EXERCISE OBJECTIVE »
Give the data again exactly as written, skipping any pictures.
* start GIVEN DATA *
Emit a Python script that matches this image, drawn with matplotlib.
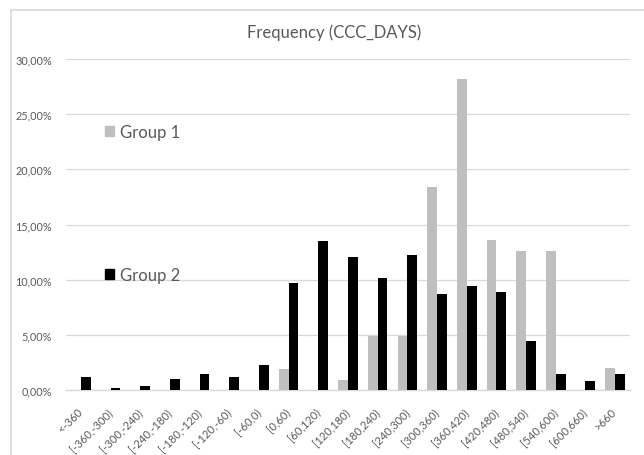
import matplotlib
matplotlib.use("Agg")
import matplotlib.pyplot as plt
from matplotlib.patches import Patch
import numpy as np

plt.rcParams['font.family'] = ['Lato', 'DejaVu Sans']

categories = ["<-360", "[-360,-300)", "[-300,-240)", "[-240,-180)", "[-180,-120)",
              "[-120,-60)", "[-60,0)", "[0,60)", "[60,120)", "[120,180)",
              "[180,240)", "[240,300)", "[300,360)", "[360,420)", "[420,480)",
              "[480,540)", "[540,600)", "[600,660)", ">660"]

group1 = [0.0, 0.0, 0.0, 0.0, 0.0, 0.0, 0.0, 1.9, 0.0, 0.95,
          4.85, 4.85, 18.4, 28.2, 13.6, 12.6, 12.6, 0.0, 1.95]
group2 = [1.15, 0.15, 0.33, 0.97, 1.45, 1.15, 2.24, 9.73, 13.54, 12.09,
          10.18, 12.27, 8.67, 9.46, 8.85, 4.41, 1.45, 0.79, 1.45]

yticks = [0, 5, 10, 15, 20, 25, 30]
ytick_labels = ["0,00%", "5,00%", "10,00%", "15,00%", "20,00%", "25,00%", "30,00%"]

text_color = "#595959"
grid_color = "#d9d9d9"
c1 = "#bfbfbf"
c2 = "#000000"

fig = plt.figure(figsize=(6.44, 4.56), dpi=100)
fig.patch.set_facecolor("white")

# outer chart frame (left and top edges)
fig.add_artist(plt.Line2D([11/644, 11/644], [0, 1 - 11/456], transform=fig.transFigure,
                          color=grid_color, lw=1.2))
fig.add_artist(plt.Line2D([11/644, 1], [1 - 11/456, 1 - 11/456], transform=fig.transFigure,
                          color=grid_color, lw=1.2))

ax = fig.add_axes([66/644, 1 - 391/456, (630 - 66)/644, (391 - 60)/456])

x = np.arange(len(categories))
w = 0.33
ax.bar(x - w/2, group1, width=w, color=c1, label="Group 1", zorder=3)
ax.bar(x + w/2, group2, width=w, color=c2, label="Group 2", zorder=3)

ax.set_xlim(-0.5, len(categories) - 0.5)
ax.set_ylim(0, 30)
ax.set_yticks(yticks)
ax.set_yticklabels(ytick_labels)
ax.yaxis.grid(True, color=grid_color, lw=0.9, zorder=0)
ax.set_axisbelow(True)

ax.set_xticks(x)
ax.set_xticklabels(categories, rotation=45, ha="right", va="center",
                   rotation_mode="anchor")
ax.tick_params(axis="x", length=0, pad=14, labelsize=8, labelcolor=text_color)
ax.tick_params(axis="y", length=0, pad=10, labelsize=7.8, labelcolor=text_color)

for s in ["top", "right", "left"]:
    ax.spines[s].set_visible(False)
ax.spines["bottom"].set_color(grid_color)
ax.spines["bottom"].set_linewidth(1.0)

fig.text(334/644, 1 - 33/456, "Frequency (CCC_DAYS)", color=text_color,
         fontsize=12, ha="center", va="center")

leg_kw = dict(loc="center left", bbox_transform=fig.transFigure, frameon=False,
              fontsize=12, labelcolor=text_color, handlelength=0.55,
              handleheight=0.55, handletextpad=0.35)
leg1 = ax.legend(handles=[Patch(color=c1, label="Group 1")],
                 bbox_to_anchor=(90/644, 1 - 133/456), **leg_kw)
ax.add_artist(leg1)
ax.legend(handles=[Patch(color=c2, label="Group 2")],
          bbox_to_anchor=(90/644, 1 - 276/456), **leg_kw)

fig.savefig("out.png", dpi=100, facecolor="white")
* end GIVEN DATA *
PROBLEM SOLUTION »
Emit a Python script that matches this image, drawn with matplotlib.
import matplotlib
matplotlib.use("Agg")
import matplotlib.pyplot as plt
from matplotlib.patches import Patch
import numpy as np

plt.rcParams['font.family'] = ['Lato', 'DejaVu Sans']

categories = ["<-360", "[-360,-300)", "[-300,-240)", "[-240,-180)", "[-180,-120)",
              "[-120,-60)", "[-60,0)", "[0,60)", "[60,120)", "[120,180)",
              "[180,240)", "[240,300)", "[300,360)", "[360,420)", "[420,480)",
              "[480,540)", "[540,600)", "[600,660)", ">660"]

group1 = [0.0, 0.0, 0.0, 0.0, 0.0, 0.0, 0.0, 1.9, 0.0, 0.95,
          4.85, 4.85, 18.4, 28.2, 13.6, 12.6, 12.6, 0.0, 1.95]
group2 = [1.15, 0.15, 0.33, 0.97, 1.45, 1.15, 2.24, 9.73, 13.54, 12.09,
          10.18, 12.27, 8.67, 9.46, 8.85, 4.41, 1.45, 0.79, 1.45]

yticks = [0, 5, 10, 15, 20, 25, 30]
ytick_labels = ["0,00%", "5,00%", "10,00%", "15,00%", "20,00%", "25,00%", "30,00%"]

text_color = "#595959"
grid_color = "#d9d9d9"
c1 = "#bfbfbf"
c2 = "#000000"

fig = plt.figure(figsize=(6.44, 4.56), dpi=100)
fig.patch.set_facecolor("white")

# outer chart frame (left and top edges)
fig.add_artist(plt.Line2D([11/644, 11/644], [0, 1 - 11/456], transform=fig.transFigure,
                          color=grid_color, lw=1.2))
fig.add_artist(plt.Line2D([11/644, 1], [1 - 11/456, 1 - 11/456], transform=fig.transFigure,
                          color=grid_color, lw=1.2))

ax = fig.add_axes([66/644, 1 - 391/456, (630 - 66)/644, (391 - 60)/456])

x = np.arange(len(categories))
w = 0.33
ax.bar(x - w/2, group1, width=w, color=c1, label="Group 1", zorder=3)
ax.bar(x + w/2, group2, width=w, color=c2, label="Group 2", zorder=3)

ax.set_xlim(-0.5, len(categories) - 0.5)
ax.set_ylim(0, 30)
ax.set_yticks(yticks)
ax.set_yticklabels(ytick_labels)
ax.yaxis.grid(True, color=grid_color, lw=0.9, zorder=0)
ax.set_axisbelow(True)

ax.set_xticks(x)
ax.set_xticklabels(categories, rotation=45, ha="right", va="center",
                   rotation_mode="anchor")
ax.tick_params(axis="x", length=0, pad=14, labelsize=8, labelcolor=text_color)
ax.tick_params(axis="y", length=0, pad=10, labelsize=7.8, labelcolor=text_color)

for s in ["top", "right", "left"]:
    ax.spines[s].set_visible(False)
ax.spines["bottom"].set_color(grid_color)
ax.spines["bottom"].set_linewidth(1.0)

fig.text(334/644, 1 - 33/456, "Frequency (CCC_DAYS)", color=text_color,
         fontsize=12, ha="center", va="center")

leg_kw = dict(loc="center left", bbox_transform=fig.transFigure, frameon=False,
              fontsize=12, labelcolor=text_color, handlelength=0.55,
              handleheight=0.55, handletextpad=0.35)
leg1 = ax.legend(handles=[Patch(color=c1, label="Group 1")],
                 bbox_to_anchor=(90/644, 1 - 133/456), **leg_kw)
ax.add_artist(leg1)
ax.legend(handles=[Patch(color=c2, label="Group 2")],
          bbox_to_anchor=(90/644, 1 - 276/456), **leg_kw)

fig.savefig("out.png", dpi=100, facecolor="white")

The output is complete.